Using this function, we computed our optimal threshold, which is 0.4 in this case.

whichThreshold <- iterateThresholds(testProbs)

whichThreshold_revenue <- 
whichThreshold %>% 
    group_by(Threshold) %>% 
    summarize(Revenue = sum(Revenue))

plot1 <- ggplot(whichThreshold_revenue)+
  geom_line(aes(x = Threshold, y = Revenue), linewidth = 2, color = "#DBC2CF")+
  geom_vline(xintercept =  pull(arrange(whichThreshold_revenue, -Revenue)[1,1]), color = "#9FA2B2", linewidth = 2.5)+
    labs(title = "Model Revenues By Threshold and Count",
         subtitle = "Vertical Line Denotes Optimal Threshold") + 
  theme(plot.subtitle = element_text(size = 9,face = "italic"),
        plot.title = element_text(size = 12, face = "bold"), 
        axis.text.x=element_text(size=8),
        axis.text.y=element_text(size=8), 
        axis.title=element_text(size=9), 
        panel.background = element_blank(),
        panel.border = element_rect(colour = "grey", fill=NA, linewidth =0.8))
  
credict_count <-whichThreshold %>% 
  filter(Variable == "True_Positive") %>% 
  mutate(Credit_Count = Count * 0.25)

plot2 <- credict_count %>% 
  ggplot() +
  geom_line(aes(x = Threshold, y = Credit_Count), linewidth = 2, color = "#DBC2CF") + 
  geom_vline(xintercept =  pull(arrange(whichThreshold_revenue, -Revenue)[1,1]), color = "#9FA2B2", linewidth = 2.5) +
   theme(plot.subtitle = element_text(size = 9,face = "italic"),
        plot.title = element_text(size = 12, face = "bold"), 
        axis.text.x=element_text(size=8),
        axis.text.y=element_text(size=8), 
        axis.title=element_text(size=9), 
        panel.background = element_blank(),
        panel.border = element_rect(colour = "grey", fill=NA, linewidth =0.8))

plot1 / plot2 

Finally, we compare the revenue produced with optimal threshold and a 50% threshold. It shows that a threshold of 40% is much more optimal in that it yields the greatest revenue at $6,403,3900 while a 50% threshold will only yield $4,817,450. In addition, the total count of credits earned is much higher when using the optimal threshold.

final_table<- data.frame(
  Threshold = c("Optimal_Threshold", "50%_Threshold"),
  Credit = c("34.75", "23.75"),
  Revenue = c("6403900", "4817450")
)

final_table %>% 
  kbl() %>% 
  kable_styling(bootstrap_options = c("striped", "hover", "condensed"))  %>%
  footnote(general_title = "\n", general = "Table 8")
Threshold Credit Revenue
Optimal_Threshold 34.75 6403900
50%_Threshold 23.75 4817450

Table 8

Conclusions

In conclusion, we have designed a model to predict the likelihood of Emil City homeowners accepting home repair tax credit with acceptable accuracy and sensitivity, but this does not mean that this model can be put into production at this point. Our primary concerns with the model include the following. Firstly, there’s significant discrepancies in terms of the number of outcomes of our predictor variables. In logistic regression, unbalanced sample sizes can lead the model to be biased towards the majority class. If the minority class is of particular interest (in our case, people who accepted the credit is the minority class), an unbalanced data set can result in poor predictive performance for the minority class, leading to a model with high accuracy because it predicts the majority class well, but performs poorly on the minority class. Despite that we have applied weight on our minority class to alleviate the effect of imbalanced dataset, it will be good to either oversample the minority class, undersample the majority class, or use alternative algorithm approaches to assign different classifications costs to different classes.

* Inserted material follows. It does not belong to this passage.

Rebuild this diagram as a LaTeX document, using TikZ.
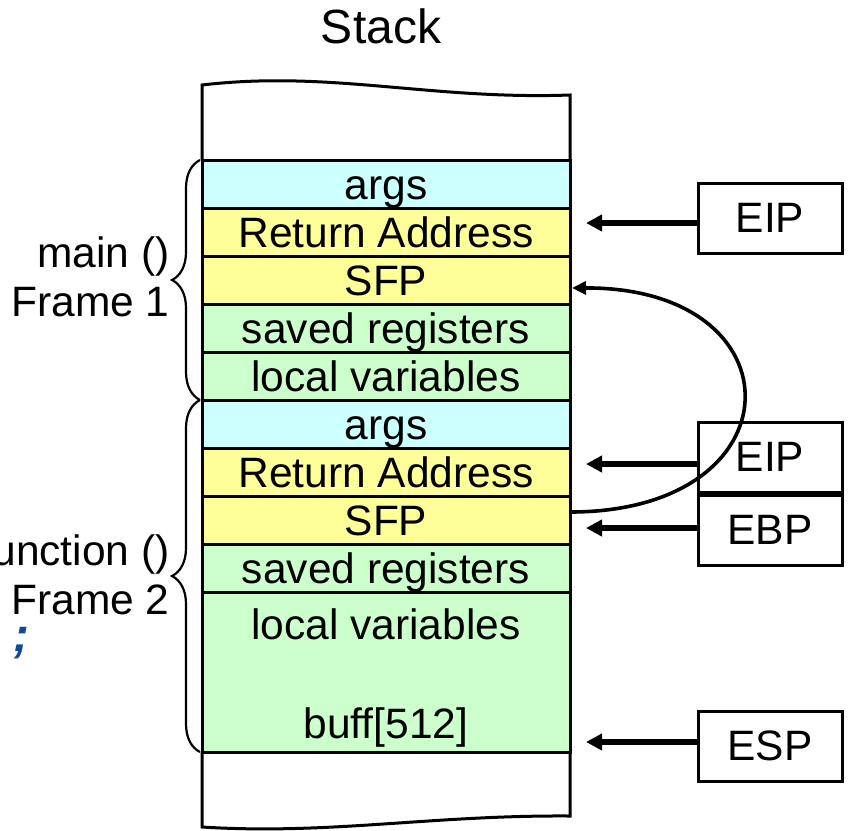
\documentclass[tikz,border=0pt]{standalone}
\usepackage{fontspec}
\setmainfont{Liberation Sans}
\usetikzlibrary{arrows.meta,calc,decorations.pathreplacing}

\definecolor{argcyan}{RGB}{204,255,255}
\definecolor{retyellow}{RGB}{255,255,153}
\definecolor{locgreen}{RGB}{204,255,204}
\definecolor{codeblue}{RGB}{18,72,150}

\tikzset{
  cell/.style={draw, line width=1.5pt, minimum width=184pt, minimum height=24pt,
    inner sep=0pt, outer sep=0pt, text height=17.5pt, text depth=2.5pt},
  regbox/.style={draw, line width=1.5pt, fill=white, minimum width=72pt,
    minimum height=35pt, inner sep=0pt},
  ptr/.style={line width=3pt, -{Triangle[length=8pt,width=8pt]}},
  link/.style={line width=1.8pt, -{Triangle[length=7pt,width=6.5pt]}},
  framebrace/.style={decorate, decoration={brace, amplitude=14pt}, line width=1.1pt}
}

\begin{document}
\begin{tikzpicture}[x=0.5pt, y=-0.5pt, font=\fontsize{21.25}{24.5}\selectfont]

  \useasboundingbox (0,0) rectangle (849,830);

  \node[font=\fontsize{24}{28}\selectfont] (title) at (381,26) {Stack};

  % open ends of the stack
  \draw[line width=1.5pt] (202,160) -- (202,85)
  .. controls (330,70) and (430,100) .. (570,95) -- (570,160);
  \draw[line width=1.5pt] (202,752) -- (202,827)
  .. controls (330,835) and (430,815) .. (570,816) -- (570,752);

  % frame 1
  \node[cell, fill=argcyan] (args1) at (386,184) {args};
  \node[cell, fill=retyellow] (ret1) at (386,232) {Return Address};
  \node[cell, fill=retyellow] (sfp1) at (386,280) {SFP};
  \node[cell, fill=locgreen] (saved1) at (386,328) {saved registers};
  \node[cell, fill=locgreen] (local1) at (386,376) {local variables};

  % frame 2
  \node[cell, fill=argcyan] (args2) at (386,424) {args};
  \node[cell, fill=retyellow] (ret2) at (386,472) {Return Address};
  \node[cell, fill=retyellow] (sfp2) at (386,520) {SFP};
  \node[cell, fill=locgreen] (saved2) at (386,568) {saved registers};
  \node[cell, fill=locgreen, minimum height=80pt] (local2) at (386,672) {};
  \node (localtxt) at (386,624) {local variables};
  \node (buff) at (386,727) {buff[512]};

  % braces and frame names
  \draw[framebrace] ([xshift=-1pt]local1.south west) -- ([xshift=-1pt]args1.north west);
  \draw[framebrace] ([xshift=-1pt]local2.south west) -- ([xshift=-1pt]args2.north west);
  \node[align=right, anchor=east, inner sep=0pt] (mainlbl) at (170,277) {main ()\\Frame 1};
  \node[align=right, anchor=east, inner sep=0pt] (funclbl) at (170,575) {function ()\\Frame 2};
  \node[text=codeblue, inner sep=0pt,
    font=\bfseries\itshape\fontsize{24}{28}\selectfont] (semi) at (21,643) {;};

  % registers
  \node[regbox] (eip1) at (770,218) {EIP};
  \node[regbox] (eip2) at (770,457) {EIP};
  \node[regbox] (ebp) at (770,530) {EBP};
  \node[regbox] (esp) at (770,746) {ESP};

  \draw[ptr] ($(eip1.west)+(0pt,-2.5pt)$) -- ($(ret1.east |- eip1.west)+(8pt,-2.5pt)$);
  \draw[ptr] ($(eip2.west)+(0pt,-3.5pt)$) -- ($(ret2.east |- eip2.west)+(8pt,-3.5pt)$);
  \draw[ptr] ($(ebp.west)+(0pt,1pt)$) -- ($(sfp2.east |- ebp.west)+(8pt,1pt)$);
  \draw[ptr] ($(esp.west)+(0pt,2pt)$) -- ($(local2.east |- esp.west)+(8pt,2pt)$);

  % saved frame pointer
  \draw[link] ($(sfp2.east)+(0pt,4pt)$) .. controls (800,512) and (802,287) ..
  ($(sfp1.east)+(1pt,-4pt)$);

\end{tikzpicture}
\end{document}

In addition, the current data set contains a lot of field categorized as unknown, and sometimes we see a statistically significant differences in mean between our unknown group and other group in a paired wise comparison. This is leading to misinterpretation in our results. In most cases, models are the most accurate when built using previous data on credit acceptance, and having unknown fields in these variables is likely lead to poor performance of our model.

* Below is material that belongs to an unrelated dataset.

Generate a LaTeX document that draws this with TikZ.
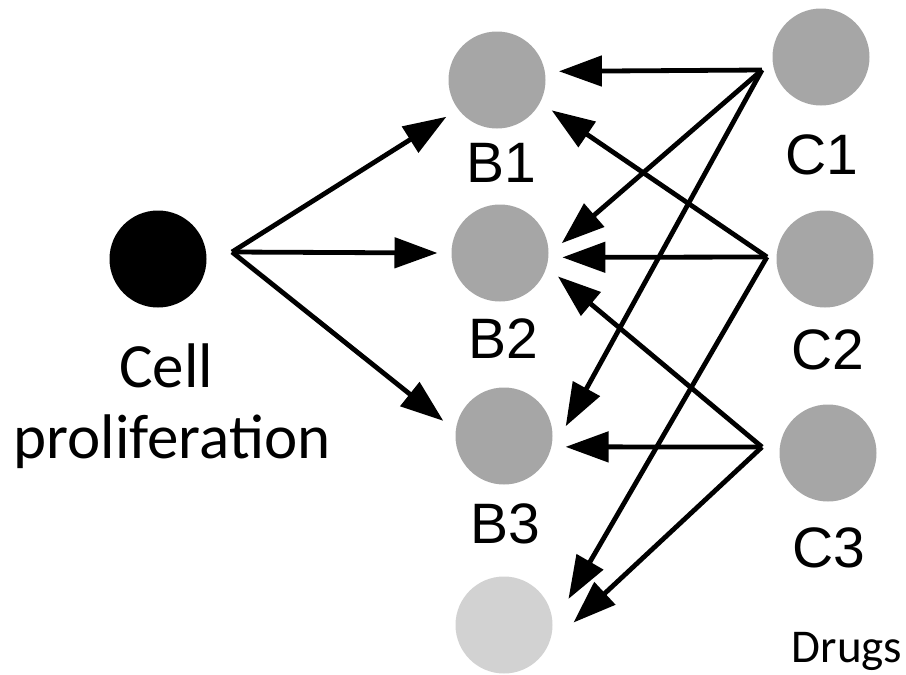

Moreover, human behavior is influenced by a myriad of factors, including emotions, culture, social norms, personal experiences, and cognitive processes, and those dimensions are not fully included in our model. While capturing this complexity of human behavior in a mathematical model is inherently challenging, it is good practice to include variables such as lifestyle choices, emotional state, device usage, and most importantly, results from any feedback surveys into this model.

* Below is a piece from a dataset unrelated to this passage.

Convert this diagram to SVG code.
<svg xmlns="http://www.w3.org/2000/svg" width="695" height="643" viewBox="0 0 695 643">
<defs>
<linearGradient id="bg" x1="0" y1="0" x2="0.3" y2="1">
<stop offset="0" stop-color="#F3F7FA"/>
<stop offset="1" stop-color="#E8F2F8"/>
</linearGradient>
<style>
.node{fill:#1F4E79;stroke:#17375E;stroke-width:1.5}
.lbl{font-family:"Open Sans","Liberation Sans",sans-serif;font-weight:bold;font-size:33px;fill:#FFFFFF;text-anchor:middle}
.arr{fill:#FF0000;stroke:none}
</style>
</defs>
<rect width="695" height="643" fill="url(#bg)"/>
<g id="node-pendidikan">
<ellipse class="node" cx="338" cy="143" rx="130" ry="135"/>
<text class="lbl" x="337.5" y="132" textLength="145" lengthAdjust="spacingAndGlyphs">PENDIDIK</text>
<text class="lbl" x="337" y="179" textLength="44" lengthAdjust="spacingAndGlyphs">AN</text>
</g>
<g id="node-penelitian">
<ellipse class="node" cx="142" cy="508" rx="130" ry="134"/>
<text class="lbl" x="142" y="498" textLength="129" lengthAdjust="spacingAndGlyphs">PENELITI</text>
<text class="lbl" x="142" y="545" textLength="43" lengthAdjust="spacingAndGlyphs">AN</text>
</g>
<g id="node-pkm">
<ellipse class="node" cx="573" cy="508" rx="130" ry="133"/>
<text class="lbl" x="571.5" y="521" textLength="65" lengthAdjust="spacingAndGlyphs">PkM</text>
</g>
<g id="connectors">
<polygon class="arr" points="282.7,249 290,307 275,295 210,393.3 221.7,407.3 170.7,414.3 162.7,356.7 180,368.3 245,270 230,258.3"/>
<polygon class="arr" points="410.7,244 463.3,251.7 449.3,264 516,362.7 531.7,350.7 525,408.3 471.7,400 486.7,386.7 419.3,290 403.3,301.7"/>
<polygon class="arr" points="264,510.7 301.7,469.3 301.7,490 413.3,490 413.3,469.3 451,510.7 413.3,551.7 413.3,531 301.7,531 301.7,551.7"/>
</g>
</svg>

And finally, we need to think about what is the most “optimal” model for HCD. For organizations whose goal is solely to achieve greater economic benefits, than we have provided an optimized model for them. But for government agencies like HCD who has many unquantifiable bottom lines like equity and social cohesion, this might not be the case. Whether or not to allocated credit and to whom they allcoate credit should not be based entirely on revenues made, but on people who need those resources.